PALM HARBOR — The way Justin Rose sees it, he's entering the prime of his career.
"If you look at the course of history, a lot of players do their best between 30 and 40," said Rose, 31. "If I was ever going to do anything great in the game, it is going to be between that time period."
Rose hasn't elevated himself to great yet, but he has risen to the "pretty darn good" category. After carrying the dreaded label of being one of the best players to not win a tournament, Rose broke through by winning the 2010 Memorial.
Since then, he was won three more times, including last week at the World Golf Championships-Cadillac Championship at Doral. A week earlier, he tied for fifth at the Honda Classic in Palm Beach Gardens.
Last year at the Transitions Championship, Rose held the third-round lead before finishing in a tie for fifth. In his past five starts on the Copperhead course, Rose has finished in the top 25. If there was ever a favorite in this year's wide-open field, it would have to be Rose.
"Everything is in order," he said. "Maybe not everything shows up on the same day, and when it does, it's the day you go low. But some days I rely on my putting, other days I rely on my short game, other days I rely on hitting the ball really well.
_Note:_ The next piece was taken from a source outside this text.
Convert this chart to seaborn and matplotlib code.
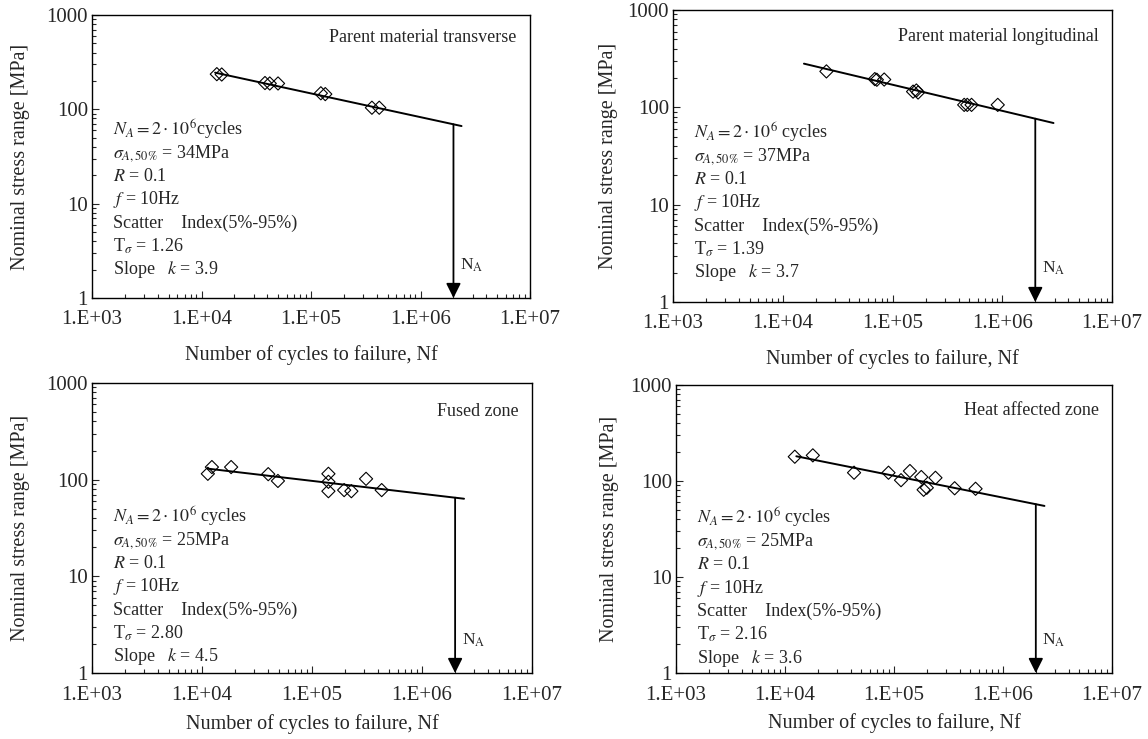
import numpy as np
import seaborn as sns
import matplotlib.pyplot as plt
from matplotlib.ticker import FixedLocator, FuncFormatter, LogLocator, NullFormatter
from matplotlib.transforms import offset_copy

# panel 1: parent material transverse
n_pts_1 = [1.38e4, 1.53e4, 3.8e4, 4.2e4, 5.0e4, 1.23e5, 1.35e5, 3.6e5, 4.2e5]
s_pts_1 = [236, 234, 190, 188, 188, 148, 145, 104, 104]
fit_n_1 = [1.33e4, 2.37e6]
fit_s_1 = [245, 66.5]

# panel 2: parent material longitudinal
n_pts_2 = [2.5e4, 6.9e4, 7.2e4, 8.4e4, 1.54e5, 1.65e5, 1.71e5, 4.5e5, 4.8e5, 5.25e5, 9.1e5]
s_pts_2 = [234, 195, 192, 193, 145, 149, 142, 106, 106, 106, 106]
fit_n_2 = [1.56e4, 2.93e6]
fit_s_2 = [281, 69]

# panel 3: fused zone
n_pts_3 = [1.13e4, 1.23e4, 1.84e4, 4.0e4, 4.9e4, 1.41e5, 1.41e5, 1.41e5, 1.96e5, 2.28e5, 3.1e5, 4.3e5]
s_pts_3 = [115, 135, 135, 114, 97, 115, 95, 76, 78, 76, 102, 78]
fit_n_3 = [1.13e4, 2.41e6]
fit_s_3 = [130, 63.5]

# panel 4: heat affected zone
n_pts_4 = [1.23e4, 1.8e4, 4.3e4, 8.9e4, 1.16e5, 1.4e5, 1.78e5, 1.87e5, 2.0e5, 2.4e5, 3.6e5, 5.6e5]
s_pts_4 = [179, 185, 122, 122, 102, 127, 110, 81, 85, 108, 84, 83]
fit_n_4 = [1.27e4, 2.4e6]
fit_s_4 = [181, 55]

titles = ["Parent material transverse", "Parent material longitudinal",
          "Fused zone", "Heat affected zone"]
sigma_a = ["34", "37", "25", "25"]
t_sigma = ["1.26", "1.39", "2.80", "2.16"]
slope_k = ["3.9", "3.7", "4.5", "3.6"]
cycles_txt = ["cycles", " cycles", " cycles", " cycles"]
n_a = 2e6
x_ticks = [1e3, 1e4, 1e5, 1e6, 1e7]
y_ticks = [1, 10, 100, 1000]

sns.set_style("ticks")
plt.rcParams['font.family'] = ['Liberation Serif', 'DejaVu Serif']
plt.rcParams['mathtext.fontset'] = 'stix'

W, H = 1148, 739
fig = plt.figure(figsize=(W / 100, H / 100), dpi=100)

# boxes in pixels: left, right, top, bottom
boxes = [(92, 530, 15, 298), (673, 1112, 10, 302),
         (92, 532, 383, 673), (676, 1112, 385, 673)]
info_y = [0.594, 0.579, 0.538, 0.538]
title_y = [0.92, 0.91, 0.90, 0.91]
ylab_x = [-0.142, -0.125, -0.142, -0.13]
xlab_y = [-0.165, -0.16, -0.14, -0.14]

data = [(n_pts_1, s_pts_1, fit_n_1, fit_s_1), (n_pts_2, s_pts_2, fit_n_2, fit_s_2),
        (n_pts_3, s_pts_3, fit_n_3, fit_s_3), (n_pts_4, s_pts_4, fit_n_4, fit_s_4)]

for i, (l, r, t, b) in enumerate(boxes):
    ax = fig.add_axes([l / W, 1 - b / H, (r - l) / W, (b - t) / H])
    n_pts, s_pts, fit_n, fit_s = data[i]

    sns.lineplot(x=fit_n, y=fit_s, ax=ax, color='black', lw=1.4)
    sns.scatterplot(x=n_pts, y=s_pts, ax=ax, marker='D', s=45, facecolors='none',
                    edgecolor='black', linewidth=0.8, zorder=3)

    ax.set_xscale('log')
    ax.set_yscale('log')
    ax.set_xlim(1e3, 1e7)
    ax.set_ylim(1, 1000)
    ax.xaxis.set_major_locator(FixedLocator(x_ticks))
    ax.xaxis.set_major_formatter(FuncFormatter(lambda v, p: "1.E+%02d" % round(np.log10(v))))
    ax.yaxis.set_major_locator(FixedLocator(y_ticks))
    ax.yaxis.set_major_formatter(FuncFormatter(lambda v, p: "%g" % v))
    for axis in (ax.xaxis, ax.yaxis):
        axis.set_minor_locator(LogLocator(base=10, subs=range(2, 10)))
        axis.set_minor_formatter(NullFormatter())
    ax.tick_params(which='both', direction='in', top=False, right=False, width=0.8)
    ax.tick_params(which='major', length=5, labelsize=15)
    ax.tick_params(axis='x', which='major', pad=9)
    ax.tick_params(axis='y', which='major', pad=3)
    ax.tick_params(which='minor', length=3)
    for sp in ax.spines.values():
        sp.set_linewidth(1.0)
        sp.set_color('black')

    ax.set_xlabel("Number of cycles to failure, Nf", fontsize=14.5)
    ax.xaxis.set_label_coords(0.5, xlab_y[i])
    ax.set_ylabel("Nominal stress range [MPa]", fontsize=14.5)
    ax.yaxis.set_label_coords(ylab_x[i], 0.5)

    # N_A arrow from the fitted line down to the axis
    top = 10 ** np.interp(np.log10(n_a), np.log10(fit_n), np.log10(fit_s))
    ax.annotate('', xy=(n_a, 1), xytext=(n_a, top),
                arrowprops=dict(arrowstyle='-|>', color='black', lw=1.3,
                                mutation_scale=22, shrinkA=0, shrinkB=0))
    ax.text(n_a * 1.15, 2.2, r'N$_{\rm A}$', fontsize=12.5, va='center')

    ax.text(0.97, title_y[i], titles[i], transform=ax.transAxes,
            ha='right', va='center', fontsize=13)

    lines = [r"$N_A = 2\cdot10^6$" + cycles_txt[i],
             r"$\sigma_{A,50\%}$ = " + sigma_a[i] + "MPa",
             r"$R$ = 0.1",
             r"$f$ = 10Hz",
             "Scatter    Index(5%-95%)",
             r"T$_\sigma$ = " + t_sigma[i],
             r"Slope   $k$ = " + slope_k[i]]
    for j, txt in enumerate(lines):
        tr = offset_copy(ax.transAxes, fig=fig, y=-16.8 * j, units='points')
        ax.text(0.048, info_y[i], txt, transform=tr, ha='left', va='center', fontsize=13)

fig.savefig("out.png", dpi=100)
Everything is there, and it's just a matter of using them every time I play."
Lately, Rose has played a lot.
He is scheduled to play in every Florida tournament, including the team exhibition Tavistock Cup on Monday and Tuesday at Lake Nona near Orlando. Starting Wednesday, he said he will be playing golf for 12 straight days. And going back to the Northern Trust Open in Los Angeles, Rose will play in six consecutive tournaments before taking a week off and then playing the Masters.
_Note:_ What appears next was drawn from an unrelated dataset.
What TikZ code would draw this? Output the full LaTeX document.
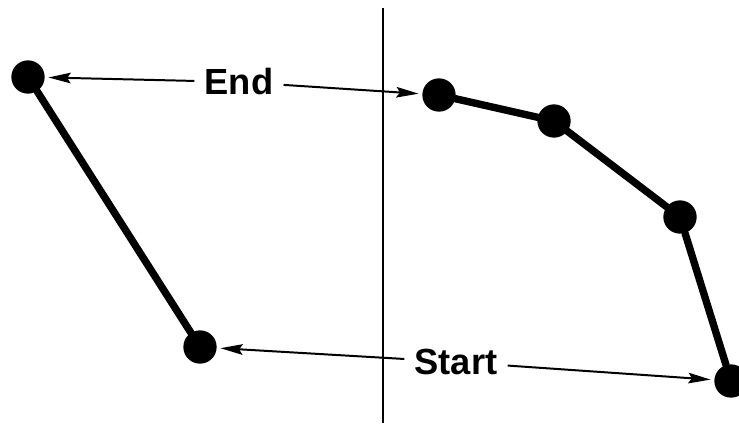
\documentclass[tikz,border=0pt]{standalone}
\usepackage{fontspec}
\setmainfont{Liberation Sans}
\usetikzlibrary{arrows.meta}

\tikzset{
  dot/.style={circle,fill=black,inner sep=0pt,minimum size=1.0cm},
  joint/.style={line width=6.3pt,line cap=round},
  lbl/.style={font=\bfseries\fontsize{31}{33}\selectfont,inner sep=0.3cm},
  pointer/.style={line width=1.7pt,-{Stealth[length=19pt,width=9pt,inset=3pt]},shorten >=3pt},
}

\begin{document}
\begin{tikzpicture}[x=0.03cm,y=-0.03cm]
  \useasboundingbox (0,0) rectangle (739,423);
  % divider
  \draw[line width=2.2pt] (383,8) -- (383,423);
  % left chain
  \node[dot] (l1) at (28,77) {};
  \node[dot] (l2) at (200,347) {};
  \draw[joint] (l1) -- (l2);
  % right chain
  \node[dot] (r1) at (439,95) {};
  \node[dot] (r2) at (554,121) {};
  \node[dot] (r3) at (680,217) {};
  \node[dot] (r4) at (731,381) {};
  \draw[joint] (r1) -- (r2) -- (r3) -- (r4);
  % labels
  \node[lbl] (endlbl) at (239,82) {End};
  \node[lbl] (startlbl) at (456,362) {Start};
  \draw[pointer] (endlbl) -- (l1);
  \draw[pointer] (endlbl) -- (r1);
  \draw[pointer] (startlbl) -- (l2);
  \draw[pointer] (startlbl) -- (r4);
\end{tikzpicture}
\end{document}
"I know it's a lot of golf, but I just felt like something good was going to happen," he said. "I've had a long offseason, so I felt it was time to … put in some work."
Rose is certainly not the only player in the field with a good chance to win. Luke Donald is the world's No. 2-ranked golfer. Webb Simpson finished second here last year, although he is battling a case of food poisoning. Sean O'Hair, Jim Furyk, Vijay Singh and Carl Pettersson are past champions. Gary Woodland won here last year. And Retief Goosen and K.J. Choi have won twice at Innisbrook.
"The course is in great shape, and the weather is calm," Donald said. "If it stays like this, there's going to be some low scoring."
That would suit Rose just fine. Out of 16 official PGA Tour rounds played this year, only two have been over par. His worst round this season was 73 on the final day of the Farmers Insurance Open in January.
He is coming off a 16-under finish at Doral that included 8-under 64 in the second round. Rose, who is from England, is seventh in the world rankings and eighth in Fed Ex Cup points.
Now in his 14th year as a pro, Rose said he is hitting his stride.
"It's just a matter of finally putting all the things I've learned into practice," he said. "I've got a good team around me. I've gotten to a point in my life where I'm comfortable off and on the golf course. Those are all factors into playing well."
Rose still has things to add to his resume. He has yet to win a major. He has not won a Fed Ex Cup title or the Race for Dubai, PGA Europe's equivalent to the Fed Ex Cup. Until he does, Rose knows there is work to do.
"It's been a nice run, but I've got to keep working hard," he said. "This game has taught me to stay humble. You never know what's around the corner."